__WHAT YOU SHOULD DO__
Set down the material below word for word, excluding the pictures.

(Plotting code records)
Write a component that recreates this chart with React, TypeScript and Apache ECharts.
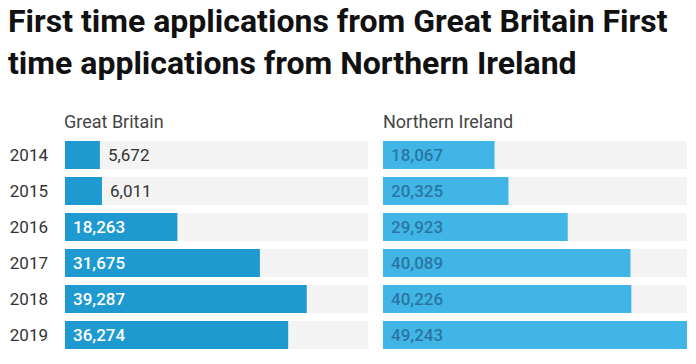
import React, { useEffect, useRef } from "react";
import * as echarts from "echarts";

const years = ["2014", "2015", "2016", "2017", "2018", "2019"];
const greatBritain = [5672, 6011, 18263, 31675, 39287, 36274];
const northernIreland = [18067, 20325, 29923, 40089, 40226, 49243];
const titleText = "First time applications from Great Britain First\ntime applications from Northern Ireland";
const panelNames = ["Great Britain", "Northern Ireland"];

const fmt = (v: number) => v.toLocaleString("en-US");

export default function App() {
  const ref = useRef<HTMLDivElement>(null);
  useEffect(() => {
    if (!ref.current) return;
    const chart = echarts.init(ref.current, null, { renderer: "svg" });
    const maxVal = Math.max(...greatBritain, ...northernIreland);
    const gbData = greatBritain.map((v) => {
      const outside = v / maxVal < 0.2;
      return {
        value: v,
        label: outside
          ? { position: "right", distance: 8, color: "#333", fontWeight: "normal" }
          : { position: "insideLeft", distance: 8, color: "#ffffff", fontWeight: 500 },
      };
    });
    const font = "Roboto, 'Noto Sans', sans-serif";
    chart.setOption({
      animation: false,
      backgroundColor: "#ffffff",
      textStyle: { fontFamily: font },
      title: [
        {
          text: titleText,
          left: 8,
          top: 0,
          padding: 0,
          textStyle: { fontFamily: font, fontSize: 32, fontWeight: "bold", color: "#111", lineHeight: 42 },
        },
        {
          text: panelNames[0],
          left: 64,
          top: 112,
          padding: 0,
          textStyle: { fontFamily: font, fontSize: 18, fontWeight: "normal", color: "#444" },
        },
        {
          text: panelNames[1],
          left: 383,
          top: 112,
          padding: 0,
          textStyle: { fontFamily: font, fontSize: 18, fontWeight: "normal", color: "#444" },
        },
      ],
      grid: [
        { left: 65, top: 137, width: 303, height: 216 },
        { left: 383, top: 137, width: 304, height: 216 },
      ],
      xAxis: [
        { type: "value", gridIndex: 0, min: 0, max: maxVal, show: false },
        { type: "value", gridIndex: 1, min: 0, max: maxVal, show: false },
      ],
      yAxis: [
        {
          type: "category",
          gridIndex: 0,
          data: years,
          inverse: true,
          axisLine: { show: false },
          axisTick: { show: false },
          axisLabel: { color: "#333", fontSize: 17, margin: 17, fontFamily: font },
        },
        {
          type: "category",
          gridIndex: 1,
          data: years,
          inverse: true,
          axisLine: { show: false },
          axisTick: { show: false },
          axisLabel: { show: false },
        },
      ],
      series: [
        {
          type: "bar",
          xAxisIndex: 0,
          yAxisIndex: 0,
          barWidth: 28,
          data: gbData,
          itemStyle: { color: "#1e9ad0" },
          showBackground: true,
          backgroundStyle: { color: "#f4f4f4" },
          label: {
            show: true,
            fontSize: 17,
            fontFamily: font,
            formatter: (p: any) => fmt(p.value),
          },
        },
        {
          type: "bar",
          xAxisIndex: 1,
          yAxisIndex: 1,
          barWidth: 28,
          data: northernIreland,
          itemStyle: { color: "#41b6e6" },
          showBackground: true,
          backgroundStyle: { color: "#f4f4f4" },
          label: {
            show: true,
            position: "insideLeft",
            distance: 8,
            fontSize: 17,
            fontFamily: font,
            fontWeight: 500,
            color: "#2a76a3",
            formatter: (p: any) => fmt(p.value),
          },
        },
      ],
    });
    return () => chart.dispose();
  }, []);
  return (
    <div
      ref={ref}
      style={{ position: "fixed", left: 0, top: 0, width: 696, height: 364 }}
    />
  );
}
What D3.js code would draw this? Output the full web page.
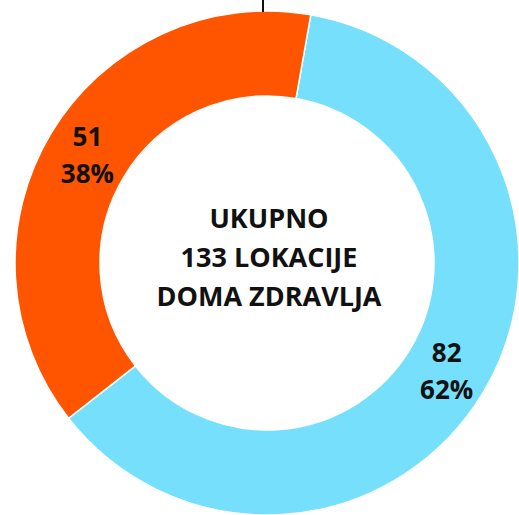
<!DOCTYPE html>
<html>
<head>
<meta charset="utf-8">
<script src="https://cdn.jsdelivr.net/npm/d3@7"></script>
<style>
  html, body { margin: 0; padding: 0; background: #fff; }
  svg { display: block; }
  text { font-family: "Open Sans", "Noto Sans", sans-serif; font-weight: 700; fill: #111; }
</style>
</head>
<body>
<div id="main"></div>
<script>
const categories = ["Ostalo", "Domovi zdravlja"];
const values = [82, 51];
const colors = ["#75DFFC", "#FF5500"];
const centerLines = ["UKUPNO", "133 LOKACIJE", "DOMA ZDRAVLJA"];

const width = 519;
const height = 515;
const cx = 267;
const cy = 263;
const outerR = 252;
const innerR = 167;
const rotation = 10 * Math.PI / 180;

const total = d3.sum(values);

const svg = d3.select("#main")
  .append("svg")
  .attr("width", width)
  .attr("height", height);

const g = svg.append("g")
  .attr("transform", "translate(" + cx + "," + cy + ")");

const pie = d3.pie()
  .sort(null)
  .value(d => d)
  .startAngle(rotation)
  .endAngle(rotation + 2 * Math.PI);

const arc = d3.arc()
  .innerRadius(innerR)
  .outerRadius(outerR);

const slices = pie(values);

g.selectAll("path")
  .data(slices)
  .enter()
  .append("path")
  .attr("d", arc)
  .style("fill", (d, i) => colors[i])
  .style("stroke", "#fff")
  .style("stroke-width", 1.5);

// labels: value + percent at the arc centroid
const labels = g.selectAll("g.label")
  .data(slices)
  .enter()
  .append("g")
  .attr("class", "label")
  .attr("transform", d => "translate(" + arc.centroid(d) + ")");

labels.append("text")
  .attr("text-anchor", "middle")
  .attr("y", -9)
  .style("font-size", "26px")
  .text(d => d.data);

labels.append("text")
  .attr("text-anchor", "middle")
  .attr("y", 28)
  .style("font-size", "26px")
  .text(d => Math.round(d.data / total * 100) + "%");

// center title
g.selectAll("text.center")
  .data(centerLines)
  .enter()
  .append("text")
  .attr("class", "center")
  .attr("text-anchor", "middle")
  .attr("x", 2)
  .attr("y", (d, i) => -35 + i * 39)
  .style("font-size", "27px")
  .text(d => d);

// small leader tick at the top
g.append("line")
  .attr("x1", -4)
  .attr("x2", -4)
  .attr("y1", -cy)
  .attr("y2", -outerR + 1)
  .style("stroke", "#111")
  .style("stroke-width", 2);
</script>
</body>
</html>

__RESULT OF THIS TASK__
Write a component that recreates this chart with React, TypeScript and Apache ECharts.
import React, { useEffect, useRef } from "react";
import * as echarts from "echarts";

const years = ["2014", "2015", "2016", "2017", "2018", "2019"];
const greatBritain = [5672, 6011, 18263, 31675, 39287, 36274];
const northernIreland = [18067, 20325, 29923, 40089, 40226, 49243];
const titleText = "First time applications from Great Britain First\ntime applications from Northern Ireland";
const panelNames = ["Great Britain", "Northern Ireland"];

const fmt = (v: number) => v.toLocaleString("en-US");

export default function App() {
  const ref = useRef<HTMLDivElement>(null);
  useEffect(() => {
    if (!ref.current) return;
    const chart = echarts.init(ref.current, null, { renderer: "svg" });
    const maxVal = Math.max(...greatBritain, ...northernIreland);
    const gbData = greatBritain.map((v) => {
      const outside = v / maxVal < 0.2;
      return {
        value: v,
        label: outside
          ? { position: "right", distance: 8, color: "#333", fontWeight: "normal" }
          : { position: "insideLeft", distance: 8, color: "#ffffff", fontWeight: 500 },
      };
    });
    const font = "Roboto, 'Noto Sans', sans-serif";
    chart.setOption({
      animation: false,
      backgroundColor: "#ffffff",
      textStyle: { fontFamily: font },
      title: [
        {
          text: titleText,
          left: 8,
          top: 0,
          padding: 0,
          textStyle: { fontFamily: font, fontSize: 32, fontWeight: "bold", color: "#111", lineHeight: 42 },
        },
        {
          text: panelNames[0],
          left: 64,
          top: 112,
          padding: 0,
          textStyle: { fontFamily: font, fontSize: 18, fontWeight: "normal", color: "#444" },
        },
        {
          text: panelNames[1],
          left: 383,
          top: 112,
          padding: 0,
          textStyle: { fontFamily: font, fontSize: 18, fontWeight: "normal", color: "#444" },
        },
      ],
      grid: [
        { left: 65, top: 137, width: 303, height: 216 },
        { left: 383, top: 137, width: 304, height: 216 },
      ],
      xAxis: [
        { type: "value", gridIndex: 0, min: 0, max: maxVal, show: false },
        { type: "value", gridIndex: 1, min: 0, max: maxVal, show: false },
      ],
      yAxis: [
        {
          type: "category",
          gridIndex: 0,
          data: years,
          inverse: true,
          axisLine: { show: false },
          axisTick: { show: false },
          axisLabel: { color: "#333", fontSize: 17, margin: 17, fontFamily: font },
        },
        {
          type: "category",
          gridIndex: 1,
          data: years,
          inverse: true,
          axisLine: { show: false },
          axisTick: { show: false },
          axisLabel: { show: false },
        },
      ],
      series: [
        {
          type: "bar",
          xAxisIndex: 0,
          yAxisIndex: 0,
          barWidth: 28,
          data: gbData,
          itemStyle: { color: "#1e9ad0" },
          showBackground: true,
          backgroundStyle: { color: "#f4f4f4" },
          label: {
            show: true,
            fontSize: 17,
            fontFamily: font,
            formatter: (p: any) => fmt(p.value),
          },
        },
        {
          type: "bar",
          xAxisIndex: 1,
          yAxisIndex: 1,
          barWidth: 28,
          data: northernIreland,
          itemStyle: { color: "#41b6e6" },
          showBackground: true,
          backgroundStyle: { color: "#f4f4f4" },
          label: {
            show: true,
            position: "insideLeft",
            distance: 8,
            fontSize: 17,
            fontFamily: font,
            fontWeight: 500,
            color: "#2a76a3",
            formatter: (p: any) => fmt(p.value),
          },
        },
      ],
    });
    return () => chart.dispose();
  }, []);
  return (
    <div
      ref={ref}
      style={{ position: "fixed", left: 0, top: 0, width: 696, height: 364 }}
    />
  );
}
What D3.js code would draw this? Output the full web page.
<!DOCTYPE html>
<html>
<head>
<meta charset="utf-8">
<script src="https://cdn.jsdelivr.net/npm/d3@7"></script>
<style>
  html, body { margin: 0; padding: 0; background: #fff; }
  svg { display: block; }
  text { font-family: "Open Sans", "Noto Sans", sans-serif; font-weight: 700; fill: #111; }
</style>
</head>
<body>
<div id="main"></div>
<script>
const categories = ["Ostalo", "Domovi zdravlja"];
const values = [82, 51];
const colors = ["#75DFFC", "#FF5500"];
const centerLines = ["UKUPNO", "133 LOKACIJE", "DOMA ZDRAVLJA"];

const width = 519;
const height = 515;
const cx = 267;
const cy = 263;
const outerR = 252;
const innerR = 167;
const rotation = 10 * Math.PI / 180;

const total = d3.sum(values);

const svg = d3.select("#main")
  .append("svg")
  .attr("width", width)
  .attr("height", height);

const g = svg.append("g")
  .attr("transform", "translate(" + cx + "," + cy + ")");

const pie = d3.pie()
  .sort(null)
  .value(d => d)
  .startAngle(rotation)
  .endAngle(rotation + 2 * Math.PI);

const arc = d3.arc()
  .innerRadius(innerR)
  .outerRadius(outerR);

const slices = pie(values);

g.selectAll("path")
  .data(slices)
  .enter()
  .append("path")
  .attr("d", arc)
  .style("fill", (d, i) => colors[i])
  .style("stroke", "#fff")
  .style("stroke-width", 1.5);

// labels: value + percent at the arc centroid
const labels = g.selectAll("g.label")
  .data(slices)
  .enter()
  .append("g")
  .attr("class", "label")
  .attr("transform", d => "translate(" + arc.centroid(d) + ")");

labels.append("text")
  .attr("text-anchor", "middle")
  .attr("y", -9)
  .style("font-size", "26px")
  .text(d => d.data);

labels.append("text")
  .attr("text-anchor", "middle")
  .attr("y", 28)
  .style("font-size", "26px")
  .text(d => Math.round(d.data / total * 100) + "%");

// center title
g.selectAll("text.center")
  .data(centerLines)
  .enter()
  .append("text")
  .attr("class", "center")
  .attr("text-anchor", "middle")
  .attr("x", 2)
  .attr("y", (d, i) => -35 + i * 39)
  .style("font-size", "27px")
  .text(d => d);

// small leader tick at the top
g.append("line")
  .attr("x1", -4)
  .attr("x2", -4)
  .attr("y1", -cy)
  .attr("y2", -outerR + 1)
  .style("stroke", "#111")
  .style("stroke-width", 2);
</script>
</body>
</html>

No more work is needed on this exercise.